Harriet & Charlotte Childress (twin authors of the delightful Clueless At The Top: While the Rest Of Us Look Elsewhere for Life, Liberty and Happiness) may have a clue about why we tend to listen so unquestioningly to anything that Silicon Valley is preaching:

“We are programmed from birth to pay attention to the views of people at the top, and to trust them for guidance. However, their decisions are rarely based on information, compassion, understanding, truth, or the real perspectives and needs of the rest of us.

“And who is really benefiting from this situation? Even though they say they are acting in the best interests of others, they can be counted on to make decisions that benefit themselves.

“People at the top take challenges to their positions very seriously. They act quickly and forcefully to confront threats, especially frontal attacks. Even the smallest question can feel like a threatening attack.

“Trying to convince the clueless top to come around wastes valuable time and resources, and our anger and frustration decreases our effectiveness.”

(I’m going to now go and embroider “Why bother?” on a pillow to remind myself that even the smallest question from a dull-witted heart attack survivor like me may be viewed as a threatening attack).
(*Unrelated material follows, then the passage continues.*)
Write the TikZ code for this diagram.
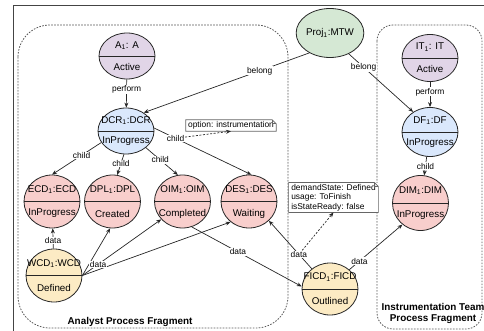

The bottom line: people whose very careers are devoted to attracting venture capital, media hype and profits are highly unlikely to change course in midstream just because some pesky patients are trying to get their attention.  See also: An Open Letter to Mobile Health App Developers and Their Funders.

I’ve noticed further examples of this on many Linked In groups online.  I first discovered this awareness gap back when I too was clueless about who actually participates in Linked In group conversations about patient engagement and health care. As I naïvely described at the time:

“I noticed that the Linked In site has member groups discussing patient engagement. Hey! I consider myself an engaged patient – maybe I should drop in on one of these groups and see what other engaged patients are up to? Contemplating issues like doctor-patient communication, improved health outcomes and informed decision-making, likely.

“It was only then that I found this out: these groups don’t have patients in them.

“What they do seem to have: corporate suits talking to other suits (and more importantly, to potential clients) about their companies’ role in taking financial advantage of this whole engaged patient movement.”

Scratch most discussion groups on health tracking or patient engagement topics, and you’ll uncover a parade of lurking industry employees whose job it is to enthusiastically point out the specific features and benefits of their company’s superior sensors, apps, and other tech devices that clearly represent The Next Big Thing.  That’s what they get paid to do. They’ll even leave a handy link to their site for your convenience before they scurry on to leave even more comments in as many other online health care group discussions as possible.

And they’ll do this relentlessly, even when the group discussion is focused on a significant problem that Real Live Patients may be experiencing with self-tracking itself.

Their responses seem to suggest that there are in fact very few problems in life – especially in the future of health care – that cannot be easily fixed by just using their superior sensor/app/tech device, no matter what patients may be trying to tell them.

They don’t need to listen to the problems of patients, because they already have the solutions.

Clueless?  Perhaps.

If only they were not quite so eager to prove it.

 .

See also:

.

5 thoughts on ““If you’re clueless and you know it”

  1. In the US, anything associated at all with health care is a potential profit center. Love the example of Linked In Patient Engagement groups.

  2. Funny how the Silicon Valley model, successful in so many ways, is clueless about talking to potential customers about what they want and need.

    Apple may be able to get away without focus groups when they invent new categories, but with practical apps aimed at patients, the basics of talking to patients about what works for them and what doesn’t (make it easy, make it automatic, don’t add another burden) seem to be forgotten.

    The other self-tracking that has been around for decades is the bathroom scale. Impact on the obesity crisis? None.